Gather all lines from the material that contain "this".
^^^^^^^^^^^^^^^^
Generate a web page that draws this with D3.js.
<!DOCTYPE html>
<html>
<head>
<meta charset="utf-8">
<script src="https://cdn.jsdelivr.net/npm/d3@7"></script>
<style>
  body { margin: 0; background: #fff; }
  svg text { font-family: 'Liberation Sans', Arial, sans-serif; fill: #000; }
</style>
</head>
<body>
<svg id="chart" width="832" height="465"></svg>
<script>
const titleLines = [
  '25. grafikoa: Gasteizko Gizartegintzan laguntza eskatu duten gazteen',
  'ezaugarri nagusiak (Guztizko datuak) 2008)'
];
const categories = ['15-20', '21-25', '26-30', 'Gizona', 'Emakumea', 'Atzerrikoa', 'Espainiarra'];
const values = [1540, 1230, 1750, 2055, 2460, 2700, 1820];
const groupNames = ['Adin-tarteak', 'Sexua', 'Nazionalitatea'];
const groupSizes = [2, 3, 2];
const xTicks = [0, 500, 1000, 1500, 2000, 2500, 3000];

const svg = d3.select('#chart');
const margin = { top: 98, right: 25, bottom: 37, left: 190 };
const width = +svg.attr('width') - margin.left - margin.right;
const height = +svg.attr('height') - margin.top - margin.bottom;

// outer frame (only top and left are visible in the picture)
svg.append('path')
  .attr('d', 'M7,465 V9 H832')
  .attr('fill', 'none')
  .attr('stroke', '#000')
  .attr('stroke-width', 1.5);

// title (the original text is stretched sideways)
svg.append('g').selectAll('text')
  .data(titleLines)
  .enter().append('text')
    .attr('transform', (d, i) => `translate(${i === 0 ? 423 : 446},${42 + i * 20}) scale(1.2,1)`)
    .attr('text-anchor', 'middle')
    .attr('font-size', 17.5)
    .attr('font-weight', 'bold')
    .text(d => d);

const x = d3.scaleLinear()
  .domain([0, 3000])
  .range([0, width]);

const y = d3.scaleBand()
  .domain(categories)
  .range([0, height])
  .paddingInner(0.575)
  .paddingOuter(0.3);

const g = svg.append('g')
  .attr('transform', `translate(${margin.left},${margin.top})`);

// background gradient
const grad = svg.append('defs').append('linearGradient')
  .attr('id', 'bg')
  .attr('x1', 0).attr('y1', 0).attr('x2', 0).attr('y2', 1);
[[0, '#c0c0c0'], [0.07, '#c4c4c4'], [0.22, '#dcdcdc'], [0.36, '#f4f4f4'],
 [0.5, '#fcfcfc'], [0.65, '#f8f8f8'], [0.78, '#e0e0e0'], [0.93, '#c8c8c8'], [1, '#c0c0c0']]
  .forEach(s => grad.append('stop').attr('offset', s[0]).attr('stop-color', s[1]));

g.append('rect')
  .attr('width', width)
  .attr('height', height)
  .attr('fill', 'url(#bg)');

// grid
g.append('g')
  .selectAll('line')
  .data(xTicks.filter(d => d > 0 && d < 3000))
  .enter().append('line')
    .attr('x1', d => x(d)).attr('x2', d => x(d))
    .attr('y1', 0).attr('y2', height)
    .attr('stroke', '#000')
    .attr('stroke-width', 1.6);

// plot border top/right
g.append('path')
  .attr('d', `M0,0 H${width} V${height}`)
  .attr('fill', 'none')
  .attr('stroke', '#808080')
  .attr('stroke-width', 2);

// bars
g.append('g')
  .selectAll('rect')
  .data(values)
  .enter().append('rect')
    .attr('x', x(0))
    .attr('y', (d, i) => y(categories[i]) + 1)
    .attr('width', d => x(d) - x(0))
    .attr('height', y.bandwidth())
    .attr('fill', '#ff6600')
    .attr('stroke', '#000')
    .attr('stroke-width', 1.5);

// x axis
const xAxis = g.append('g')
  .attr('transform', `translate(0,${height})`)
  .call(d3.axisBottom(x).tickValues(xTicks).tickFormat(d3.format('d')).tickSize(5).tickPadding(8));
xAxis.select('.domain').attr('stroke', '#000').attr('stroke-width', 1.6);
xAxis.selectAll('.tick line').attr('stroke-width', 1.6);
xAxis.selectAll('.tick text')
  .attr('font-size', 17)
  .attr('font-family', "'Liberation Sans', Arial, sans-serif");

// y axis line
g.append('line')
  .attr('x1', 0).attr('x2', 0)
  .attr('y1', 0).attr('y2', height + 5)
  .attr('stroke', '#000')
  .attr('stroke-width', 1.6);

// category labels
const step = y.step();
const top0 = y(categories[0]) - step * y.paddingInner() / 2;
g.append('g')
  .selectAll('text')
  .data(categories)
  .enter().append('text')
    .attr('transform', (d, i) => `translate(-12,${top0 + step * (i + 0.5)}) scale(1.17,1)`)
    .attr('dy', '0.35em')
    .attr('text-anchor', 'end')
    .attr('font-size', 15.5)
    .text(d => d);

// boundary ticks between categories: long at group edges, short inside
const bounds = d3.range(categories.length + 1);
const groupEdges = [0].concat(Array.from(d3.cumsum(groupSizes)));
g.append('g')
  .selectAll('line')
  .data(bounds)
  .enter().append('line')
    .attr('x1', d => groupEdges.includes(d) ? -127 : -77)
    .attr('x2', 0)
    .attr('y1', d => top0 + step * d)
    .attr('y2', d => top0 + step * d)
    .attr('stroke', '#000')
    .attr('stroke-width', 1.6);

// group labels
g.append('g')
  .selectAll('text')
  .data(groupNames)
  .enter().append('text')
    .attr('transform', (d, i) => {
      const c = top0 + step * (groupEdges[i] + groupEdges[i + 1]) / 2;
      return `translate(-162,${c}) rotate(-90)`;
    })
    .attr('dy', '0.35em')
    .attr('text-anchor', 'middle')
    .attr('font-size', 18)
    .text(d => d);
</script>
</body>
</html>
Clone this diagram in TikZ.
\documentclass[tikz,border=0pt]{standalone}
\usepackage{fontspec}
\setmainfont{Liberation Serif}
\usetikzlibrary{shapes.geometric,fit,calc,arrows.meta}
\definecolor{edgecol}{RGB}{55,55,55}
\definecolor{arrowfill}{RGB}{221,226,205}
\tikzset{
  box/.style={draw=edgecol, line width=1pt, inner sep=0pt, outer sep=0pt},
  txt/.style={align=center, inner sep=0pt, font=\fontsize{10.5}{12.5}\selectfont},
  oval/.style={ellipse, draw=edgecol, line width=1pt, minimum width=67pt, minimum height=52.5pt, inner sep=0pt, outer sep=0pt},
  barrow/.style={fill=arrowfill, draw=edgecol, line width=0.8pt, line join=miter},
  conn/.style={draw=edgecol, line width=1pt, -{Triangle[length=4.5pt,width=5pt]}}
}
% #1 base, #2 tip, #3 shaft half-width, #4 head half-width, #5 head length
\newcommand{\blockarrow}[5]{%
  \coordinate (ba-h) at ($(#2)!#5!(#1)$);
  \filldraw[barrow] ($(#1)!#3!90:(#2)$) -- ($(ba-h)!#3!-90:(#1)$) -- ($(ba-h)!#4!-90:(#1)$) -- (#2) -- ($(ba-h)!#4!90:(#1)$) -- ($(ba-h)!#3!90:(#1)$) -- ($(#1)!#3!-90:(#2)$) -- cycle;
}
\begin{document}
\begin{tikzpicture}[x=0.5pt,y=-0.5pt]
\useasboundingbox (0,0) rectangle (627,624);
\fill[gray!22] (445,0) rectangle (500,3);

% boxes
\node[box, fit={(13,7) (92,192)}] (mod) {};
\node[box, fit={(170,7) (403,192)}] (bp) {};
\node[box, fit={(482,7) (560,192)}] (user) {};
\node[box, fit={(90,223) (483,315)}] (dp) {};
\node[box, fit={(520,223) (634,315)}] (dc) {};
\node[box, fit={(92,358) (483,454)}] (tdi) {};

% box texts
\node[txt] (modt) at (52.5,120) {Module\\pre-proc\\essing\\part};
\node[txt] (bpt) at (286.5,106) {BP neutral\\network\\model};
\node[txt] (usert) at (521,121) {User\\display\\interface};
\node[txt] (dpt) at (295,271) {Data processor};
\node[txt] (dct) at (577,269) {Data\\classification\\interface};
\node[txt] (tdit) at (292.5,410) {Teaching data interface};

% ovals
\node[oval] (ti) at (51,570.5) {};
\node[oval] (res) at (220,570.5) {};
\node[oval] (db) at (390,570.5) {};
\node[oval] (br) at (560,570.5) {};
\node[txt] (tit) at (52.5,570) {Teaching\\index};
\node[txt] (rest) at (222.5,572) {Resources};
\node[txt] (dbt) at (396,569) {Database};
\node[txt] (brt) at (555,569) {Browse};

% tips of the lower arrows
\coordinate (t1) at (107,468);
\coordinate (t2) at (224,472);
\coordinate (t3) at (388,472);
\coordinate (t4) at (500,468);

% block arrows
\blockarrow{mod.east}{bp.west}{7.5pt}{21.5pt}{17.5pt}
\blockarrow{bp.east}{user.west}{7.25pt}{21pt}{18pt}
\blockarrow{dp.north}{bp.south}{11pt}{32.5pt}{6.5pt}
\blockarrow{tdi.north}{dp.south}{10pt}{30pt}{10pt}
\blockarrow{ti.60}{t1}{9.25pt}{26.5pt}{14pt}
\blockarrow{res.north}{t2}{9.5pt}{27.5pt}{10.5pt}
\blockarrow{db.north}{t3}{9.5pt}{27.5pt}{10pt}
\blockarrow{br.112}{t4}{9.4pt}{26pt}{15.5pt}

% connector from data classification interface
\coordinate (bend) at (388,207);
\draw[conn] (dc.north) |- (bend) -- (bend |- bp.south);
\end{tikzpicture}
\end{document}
^^^^^^^^^^^^^^^^
## Full output:
Generate a web page that draws this with D3.js.
Clone this diagram in TikZ.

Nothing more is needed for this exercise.